Im not sure about catching them but remember that they are protected and illegal to harvest..they are prehistoric fish


----------



## wetaline (Oct 16, 2007)

I have read quite a bit about trying to fish for sturgeon in the rivers and this is what I have found out.

When the sturgeon move up into the rivers from the bays, they are heading up river to spawn and do not feed. Thats not to say they are impossible to catch, but it would make it very difficult. I'm not sure if they stage in the mouth of the river before they move up to spawn, but that would be the time to try and catch them. Even if you do catch one, you gotta release it, and other than the eggs, I don't think they have much food value.


----------



## Drainage Girl (Jun 15, 2008)

Thanks for the spell check...hard to type with 2 toddlers in your lap  hehe

Great info...thanks again...happy fishin'


----------



## mikey (Jun 28, 2008)

did you find a place yet


----------



## mikey (Jun 28, 2008)

mullet is really good if you cook it the right way


----------



## mikey (Jun 28, 2008)

were the fish like jumpin 6 ft each time they jumped


----------



## redfishin'JR (Jun 18, 2008)

You can buy live shrimp at Jims Fish Camp right on the causeway.

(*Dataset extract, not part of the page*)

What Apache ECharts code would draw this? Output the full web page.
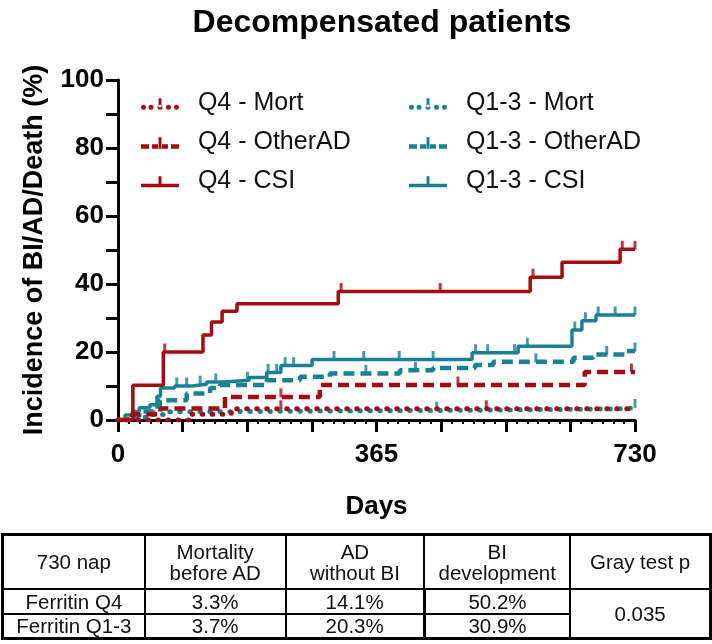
<!DOCTYPE html>
<html>
<head>
<meta charset="utf-8">
<script src="https://cdn.jsdelivr.net/npm/echarts@6/dist/echarts.min.js"></script>
<style>
  html, body { margin: 0; padding: 0; background: #fff; }
  #chart { position: absolute; left: 0; top: 0; width: 712px; height: 644px; }
  #tbl { position: absolute; left: 1px; top: 533px; border-collapse: collapse;
         font-family: "Liberation Sans", Arial, sans-serif;
         font-size: 20.5px; color: #111; border: 3px solid #000; }
  #tbl td { border: 2px solid #000; text-align: center; padding: 0; line-height: 21px; }
</style>
</head>
<body>
<div id="chart"></div>
<table id="tbl">
  <tr style="height:54px">
    <td style="width:140px">730 nap</td>
    <td style="width:139px">Mortality<br>before AD</td>
    <td style="width:137px">AD<br>without BI</td>
    <td style="width:144px">BI<br>development</td>
    <td style="width:138px">Gray test p</td>
  </tr>
  <tr style="height:25px">
    <td>Ferritin Q4</td><td>3.3%</td><td>14.1%</td><td style="border-left:3px solid #000">50.2%</td>
    <td rowspan="2">0.035</td>
  </tr>
  <tr style="height:25px">
    <td>Ferritin Q1-3</td><td>3.7%</td><td>20.3%</td><td style="border-left:3px solid #000;border-bottom:3px solid #000">30.9%</td>
  </tr>
</table>
<script>
// ---- data (day, cumulative incidence %) ----
var q4Mort = [[0,0],[100,1.7],[160,3.3],[730,3.3]];
var q4Other = [[0,0],[20,1.7],[60,3.4],[151,6.8],[285,10.3],[659,14.1],[730,14.1]];
var q4CSI = [[0,0],[21,10.2],[64,20],[120,25],[132,28.8],[147,32],[168,34.2],[311,37.8],[582,42],[627,46.4],[709,50.2],[730,50.2]];
var q13Mort = [[0,0],[20,0.8],[45,1.6],[70,2.4],[110,2.9],[515,3.3],[720,3.7],[730,3.7]];
var q13Other = [[0,0],[15,1],[30,2.5],[50,4],[59,5.8],[97,7.8],[130,9.4],[144,10.3],[210,11.7],[257,12.7],[299,13.7],[398,14.6],[445,15.3],[504,16.2],[530,17.1],[643,18.3],[671,19.3],[718,20.3],[730,20.3]];
var q13CSI = [[0,0],[10,1.5],[20,2.5],[30,3.6],[45,4.5],[55,7],[60,9.4],[80,10],[105,10.5],[125,11.2],[150,11.7],[185,12.5],[210,14],[230,16],[274,17.8],[500,19.8],[565,21.7],[641,26.5],[655,29.2],[675,30.9],[730,30.9]];
// censor marks
var q4CSICens = [[66,20],[315,37.8],[455,37.8],[586,42],[712,50.2],[730,50.2]];
var q13CSICens = [[83,10],[97,10],[116,10.5],[138,11.2],[183,11.7],[212,14],[224,14],[236,16],[248,16],[305,17.8],[347,17.8],[397,17.8],[445,17.8],[505,19.8],[522,19.8],[560,19.8],[578,21.7],[645,26.5],[660,29.2],[678,30.9],[702,30.9],[730,30.9]];
var q4OtherCens = [[230,6.8],[480,10.3],[725,14.1]];
var q13OtherCens = [[210,11.7],[350,13.7],[420,14.6],[590,17.1],[690,19.3],[730,20.3]];
var q4MortCens = [[230,3.3],[520,3.3]];
var q13MortCens = [[450,2.9],[730,3.7]];

var seriesNames = ['Q4 - Mort','Q4 - OtherAD','Q4 - CSI','Q1-3 - Mort','Q1-3 - OtherAD','Q1-3 - CSI'];
var xTickLabels = [0, 365, 730];
var yTicks = [0, 20, 40, 60, 80, 100];

var RED = '#A30D12', TEAL = '#1A8096';
var DOT = { type: [0.5, 9.5], cap: 'round', width: 5 };
var DASH = { type: [11, 6], cap: 'butt', width: 4.5 };
var SOLID = { type: 'solid', width: 3.5 };

// legend icons (line + censor tick), drawn in a 38 x 12.5 box
function dotAt(cx) { return 'M' + (cx - 2.5) + ',10 a2.5,2.5 0 1,0 5,0 a2.5,2.5 0 1,0 -5,0 Z '; }
var ICON_DOT = 'path://' + dotAt(2.5) + dotAt(10) + dotAt(19) + dotAt(27.5) + dotAt(35.5) +
  'M17.5,1 L20.5,1 L20.5,10 L17.5,10 Z M0,0 L0.01,0 L0.01,0.01 Z';
var ICON_DASH = 'path://M0,8 L8,8 L8,12.5 L0,12.5 Z M11,8 L17,8 L17,12.5 L11,12.5 Z M17.5,1 L20.5,1 L20.5,12.5 L17.5,12.5 Z M21,8 L27,8 L27,12.5 L21,12.5 Z M30,8 L38,8 L38,12.5 L30,12.5 Z M0,0 L0.01,0 L0.01,0.01 Z';
var ICON_SOLID = 'path://M0,8.5 L38,8.5 L38,12 L0,12 Z M17.5,1 L20.5,1 L20.5,8.5 L17.5,8.5 Z M0,0 L0.01,0 L0.01,0.01 Z M37.99,12.49 L38,12.49 L38,12.5 Z';
var icons = [ICON_DOT, ICON_DASH, ICON_SOLID];

function line(name, data, color, style) {
  return { name: name, type: 'line', step: 'end', data: data, symbol: 'none',
    lineStyle: Object.assign({ color: color }, style), itemStyle: { color: color },
    animation: false };
}
function cens(data, color) {
  return { type: 'scatter', data: data, symbol: 'rect', symbolSize: [3, 9], symbolOffset: [0, -4],
    itemStyle: { color: color }, animation: false, silent: true };
}
function legendData(names) {
  return names.map(function (n, i) { return { name: n, icon: icons[i] }; });
}

var chart = echarts.init(document.getElementById('chart'));
var FONT = '"Liberation Sans", Arial, sans-serif';
var legendText = { fontSize: 25, color: '#111', fontFamily: FONT, padding: [8, 0, 0, 0] };
chart.setOption({
  backgroundColor: '#fff',
  textStyle: { fontFamily: FONT },
  title: { text: 'Decompensated patients', left: 377, top: 2, textAlign: 'center',
    textStyle: { fontFamily: FONT, fontWeight: 'bold', fontSize: 32, color: '#000' } },
  legend: [
    { orient: 'vertical', left: 136, top: 86, itemWidth: 38, itemHeight: 12.5, itemGap: 14,
      data: legendData(seriesNames.slice(0, 3)), textStyle: legendText, selectedMode: false,
      formatter: '  {name}' },
    { orient: 'vertical', left: 404, top: 86, itemWidth: 38, itemHeight: 12.5, itemGap: 14,
      data: legendData(seriesNames.slice(3)), textStyle: legendText, selectedMode: false,
      formatter: '  {name}' }
  ],
  grid: { left: 118, right: 77, top: 80, bottom: 224 },
  xAxis: { type: 'value', min: 0, max: 730, interval: 91.25,
    name: 'Days', nameLocation: 'middle', nameGap: 74,
    nameTextStyle: { fontSize: 26, fontWeight: 'bold', color: '#000', fontFamily: FONT },
    axisLine: { lineStyle: { color: '#000', width: 3 } },
    axisTick: { length: 12, lineStyle: { width: 3, color: '#000' } },
    minorTick: { show: true, splitNumber: 6, length: 4, lineStyle: { width: 2, color: '#000' } },
    splitLine: { show: false },
    axisLabel: { margin: 22, fontSize: 26, fontWeight: 'bold', color: '#000', fontFamily: FONT,
      formatter: function (v) { for (var i = 0; i < xTickLabels.length; i++) { if (Math.abs(v - xTickLabels[i]) < 0.01) return String(xTickLabels[i]); } return ''; } }
  },
  yAxis: { type: 'value', min: 0, max: 100, interval: 20,
    name: 'Incidence of BI/AD/Death (%)', nameLocation: 'middle', nameGap: 70, nameRotate: 90,
    nameTextStyle: { fontSize: 27, fontWeight: 'bold', color: '#000', fontFamily: FONT },
    axisLine: { show: true, lineStyle: { color: '#000', width: 3 } },
    axisTick: { show: true, length: 12, lineStyle: { width: 3, color: '#000' } },
    minorTick: { show: true, splitNumber: 2, length: 12, lineStyle: { width: 3, color: '#000' } },
    splitLine: { show: false },
    axisLabel: { margin: 14, fontSize: 26, fontWeight: 'bold', color: '#000', fontFamily: FONT,
      formatter: function (v) { return yTicks.indexOf(v) >= 0 ? String(v) : ''; } }
  },
  series: [
    line('Q1-3 - Mort', q13Mort, TEAL, DOT),
    line('Q1-3 - OtherAD', q13Other, TEAL, DASH),
    line('Q1-3 - CSI', q13CSI, TEAL, SOLID),
    line('Q4 - Mort', q4Mort, RED, DOT),
    line('Q4 - OtherAD', q4Other, RED, DASH),
    line('Q4 - CSI', q4CSI, RED, SOLID),
    cens(q13CSICens, TEAL), cens(q13OtherCens, TEAL), cens(q13MortCens, TEAL),
    cens(q4CSICens, RED), cens(q4OtherCens, RED), cens(q4MortCens, RED)
  ]
});
</script>
</body>
</html>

It's been a while since I've been there, but I used to get bull minnows there also and caught a few redfish on them.


----------



## Halfmoon (Oct 3, 2007)

Mullet very easy to catch on hook and line. You just have to chum them with oat meal.But wet oat meal.

Use a small hair hook with a pcs of white grub plastic bait. Use asmall cork float and use a split shot weight for casting.Or you canget some cotton balls and put it on the hook. Most important thing is to chum them up. Very hard fighting fish when hooked.

But I would not eat the ones up inside.


----------